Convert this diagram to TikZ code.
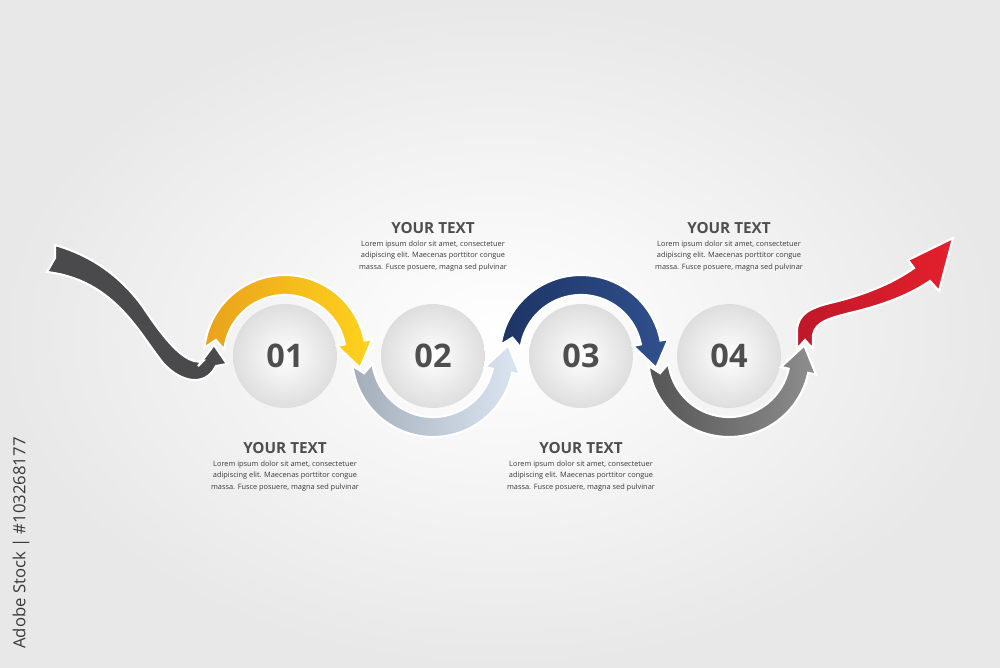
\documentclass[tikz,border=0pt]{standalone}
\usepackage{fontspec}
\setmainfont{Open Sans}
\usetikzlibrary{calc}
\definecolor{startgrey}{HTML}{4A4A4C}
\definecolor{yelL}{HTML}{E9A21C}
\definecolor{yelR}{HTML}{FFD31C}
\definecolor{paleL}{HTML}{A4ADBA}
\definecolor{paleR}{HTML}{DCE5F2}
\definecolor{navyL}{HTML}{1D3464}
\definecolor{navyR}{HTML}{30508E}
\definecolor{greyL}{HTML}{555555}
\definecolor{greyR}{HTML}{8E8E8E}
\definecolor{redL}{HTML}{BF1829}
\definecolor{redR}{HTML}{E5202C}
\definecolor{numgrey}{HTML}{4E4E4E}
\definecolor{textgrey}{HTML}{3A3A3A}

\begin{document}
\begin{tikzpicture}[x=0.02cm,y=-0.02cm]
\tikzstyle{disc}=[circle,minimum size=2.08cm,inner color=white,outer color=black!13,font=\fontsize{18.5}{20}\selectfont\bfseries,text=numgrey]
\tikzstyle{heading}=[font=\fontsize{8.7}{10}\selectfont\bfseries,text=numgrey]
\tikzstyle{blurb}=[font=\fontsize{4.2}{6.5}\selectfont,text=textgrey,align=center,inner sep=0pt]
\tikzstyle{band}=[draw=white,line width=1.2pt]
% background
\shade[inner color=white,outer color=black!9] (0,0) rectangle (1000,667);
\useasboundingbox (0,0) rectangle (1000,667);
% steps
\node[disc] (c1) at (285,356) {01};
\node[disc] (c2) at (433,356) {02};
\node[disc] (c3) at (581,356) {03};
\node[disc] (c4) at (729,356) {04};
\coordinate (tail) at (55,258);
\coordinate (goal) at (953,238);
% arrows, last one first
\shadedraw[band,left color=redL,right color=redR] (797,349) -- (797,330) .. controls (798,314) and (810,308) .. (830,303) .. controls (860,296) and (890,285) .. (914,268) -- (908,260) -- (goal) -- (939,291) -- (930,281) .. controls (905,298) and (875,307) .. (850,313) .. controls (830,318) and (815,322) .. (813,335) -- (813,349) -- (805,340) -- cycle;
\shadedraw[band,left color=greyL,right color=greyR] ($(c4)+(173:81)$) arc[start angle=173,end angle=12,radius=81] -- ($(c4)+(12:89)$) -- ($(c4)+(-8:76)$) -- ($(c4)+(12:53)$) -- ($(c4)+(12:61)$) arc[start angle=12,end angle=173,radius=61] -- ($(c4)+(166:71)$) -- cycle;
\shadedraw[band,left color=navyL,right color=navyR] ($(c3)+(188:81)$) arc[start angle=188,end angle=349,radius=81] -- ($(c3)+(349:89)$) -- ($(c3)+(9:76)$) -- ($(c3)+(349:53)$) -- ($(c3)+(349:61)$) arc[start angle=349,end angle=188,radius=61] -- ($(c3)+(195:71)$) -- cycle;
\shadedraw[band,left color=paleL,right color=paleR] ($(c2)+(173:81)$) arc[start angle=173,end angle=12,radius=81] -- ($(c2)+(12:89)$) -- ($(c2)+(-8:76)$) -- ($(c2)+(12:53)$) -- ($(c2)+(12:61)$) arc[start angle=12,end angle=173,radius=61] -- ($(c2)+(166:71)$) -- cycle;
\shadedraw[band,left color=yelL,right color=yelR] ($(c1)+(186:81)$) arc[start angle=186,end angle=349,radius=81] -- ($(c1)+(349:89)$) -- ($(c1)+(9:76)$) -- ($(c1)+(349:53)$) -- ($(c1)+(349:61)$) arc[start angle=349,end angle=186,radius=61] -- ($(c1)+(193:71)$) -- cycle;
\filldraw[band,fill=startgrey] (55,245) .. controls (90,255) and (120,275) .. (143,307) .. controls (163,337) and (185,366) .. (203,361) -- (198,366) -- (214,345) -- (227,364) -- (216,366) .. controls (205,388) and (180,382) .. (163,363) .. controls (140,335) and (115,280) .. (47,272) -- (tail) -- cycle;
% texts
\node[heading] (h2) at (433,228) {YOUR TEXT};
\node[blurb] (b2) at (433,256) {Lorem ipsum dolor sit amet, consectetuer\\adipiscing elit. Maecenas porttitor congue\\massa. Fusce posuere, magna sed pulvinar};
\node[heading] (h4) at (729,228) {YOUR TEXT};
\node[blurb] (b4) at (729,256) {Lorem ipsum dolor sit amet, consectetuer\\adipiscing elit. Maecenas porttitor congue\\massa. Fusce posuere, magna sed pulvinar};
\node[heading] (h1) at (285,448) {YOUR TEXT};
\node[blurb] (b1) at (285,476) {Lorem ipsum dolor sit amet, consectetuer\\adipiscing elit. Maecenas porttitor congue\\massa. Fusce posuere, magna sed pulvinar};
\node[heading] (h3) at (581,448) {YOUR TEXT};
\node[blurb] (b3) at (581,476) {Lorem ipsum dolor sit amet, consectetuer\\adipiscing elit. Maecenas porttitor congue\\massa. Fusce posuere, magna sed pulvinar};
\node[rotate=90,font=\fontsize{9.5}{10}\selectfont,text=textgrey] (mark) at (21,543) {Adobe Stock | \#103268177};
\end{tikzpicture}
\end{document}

THE PROBLEM – Your copy of the data above should match it exactly, except that pictures are left out.

THE ANSWER –
Convert this diagram to TikZ code.
\documentclass[tikz,border=0pt]{standalone}
\usepackage{fontspec}
\setmainfont{Open Sans}
\usetikzlibrary{calc}
\definecolor{startgrey}{HTML}{4A4A4C}
\definecolor{yelL}{HTML}{E9A21C}
\definecolor{yelR}{HTML}{FFD31C}
\definecolor{paleL}{HTML}{A4ADBA}
\definecolor{paleR}{HTML}{DCE5F2}
\definecolor{navyL}{HTML}{1D3464}
\definecolor{navyR}{HTML}{30508E}
\definecolor{greyL}{HTML}{555555}
\definecolor{greyR}{HTML}{8E8E8E}
\definecolor{redL}{HTML}{BF1829}
\definecolor{redR}{HTML}{E5202C}
\definecolor{numgrey}{HTML}{4E4E4E}
\definecolor{textgrey}{HTML}{3A3A3A}

\begin{document}
\begin{tikzpicture}[x=0.02cm,y=-0.02cm]
\tikzstyle{disc}=[circle,minimum size=2.08cm,inner color=white,outer color=black!13,font=\fontsize{18.5}{20}\selectfont\bfseries,text=numgrey]
\tikzstyle{heading}=[font=\fontsize{8.7}{10}\selectfont\bfseries,text=numgrey]
\tikzstyle{blurb}=[font=\fontsize{4.2}{6.5}\selectfont,text=textgrey,align=center,inner sep=0pt]
\tikzstyle{band}=[draw=white,line width=1.2pt]
% background
\shade[inner color=white,outer color=black!9] (0,0) rectangle (1000,667);
\useasboundingbox (0,0) rectangle (1000,667);
% steps
\node[disc] (c1) at (285,356) {01};
\node[disc] (c2) at (433,356) {02};
\node[disc] (c3) at (581,356) {03};
\node[disc] (c4) at (729,356) {04};
\coordinate (tail) at (55,258);
\coordinate (goal) at (953,238);
% arrows, last one first
\shadedraw[band,left color=redL,right color=redR] (797,349) -- (797,330) .. controls (798,314) and (810,308) .. (830,303) .. controls (860,296) and (890,285) .. (914,268) -- (908,260) -- (goal) -- (939,291) -- (930,281) .. controls (905,298) and (875,307) .. (850,313) .. controls (830,318) and (815,322) .. (813,335) -- (813,349) -- (805,340) -- cycle;
\shadedraw[band,left color=greyL,right color=greyR] ($(c4)+(173:81)$) arc[start angle=173,end angle=12,radius=81] -- ($(c4)+(12:89)$) -- ($(c4)+(-8:76)$) -- ($(c4)+(12:53)$) -- ($(c4)+(12:61)$) arc[start angle=12,end angle=173,radius=61] -- ($(c4)+(166:71)$) -- cycle;
\shadedraw[band,left color=navyL,right color=navyR] ($(c3)+(188:81)$) arc[start angle=188,end angle=349,radius=81] -- ($(c3)+(349:89)$) -- ($(c3)+(9:76)$) -- ($(c3)+(349:53)$) -- ($(c3)+(349:61)$) arc[start angle=349,end angle=188,radius=61] -- ($(c3)+(195:71)$) -- cycle;
\shadedraw[band,left color=paleL,right color=paleR] ($(c2)+(173:81)$) arc[start angle=173,end angle=12,radius=81] -- ($(c2)+(12:89)$) -- ($(c2)+(-8:76)$) -- ($(c2)+(12:53)$) -- ($(c2)+(12:61)$) arc[start angle=12,end angle=173,radius=61] -- ($(c2)+(166:71)$) -- cycle;
\shadedraw[band,left color=yelL,right color=yelR] ($(c1)+(186:81)$) arc[start angle=186,end angle=349,radius=81] -- ($(c1)+(349:89)$) -- ($(c1)+(9:76)$) -- ($(c1)+(349:53)$) -- ($(c1)+(349:61)$) arc[start angle=349,end angle=186,radius=61] -- ($(c1)+(193:71)$) -- cycle;
\filldraw[band,fill=startgrey] (55,245) .. controls (90,255) and (120,275) .. (143,307) .. controls (163,337) and (185,366) .. (203,361) -- (198,366) -- (214,345) -- (227,364) -- (216,366) .. controls (205,388) and (180,382) .. (163,363) .. controls (140,335) and (115,280) .. (47,272) -- (tail) -- cycle;
% texts
\node[heading] (h2) at (433,228) {YOUR TEXT};
\node[blurb] (b2) at (433,256) {Lorem ipsum dolor sit amet, consectetuer\\adipiscing elit. Maecenas porttitor congue\\massa. Fusce posuere, magna sed pulvinar};
\node[heading] (h4) at (729,228) {YOUR TEXT};
\node[blurb] (b4) at (729,256) {Lorem ipsum dolor sit amet, consectetuer\\adipiscing elit. Maecenas porttitor congue\\massa. Fusce posuere, magna sed pulvinar};
\node[heading] (h1) at (285,448) {YOUR TEXT};
\node[blurb] (b1) at (285,476) {Lorem ipsum dolor sit amet, consectetuer\\adipiscing elit. Maecenas porttitor congue\\massa. Fusce posuere, magna sed pulvinar};
\node[heading] (h3) at (581,448) {YOUR TEXT};
\node[blurb] (b3) at (581,476) {Lorem ipsum dolor sit amet, consectetuer\\adipiscing elit. Maecenas porttitor congue\\massa. Fusce posuere, magna sed pulvinar};
\node[rotate=90,font=\fontsize{9.5}{10}\selectfont,text=textgrey] (mark) at (21,543) {Adobe Stock | \#103268177};
\end{tikzpicture}
\end{document}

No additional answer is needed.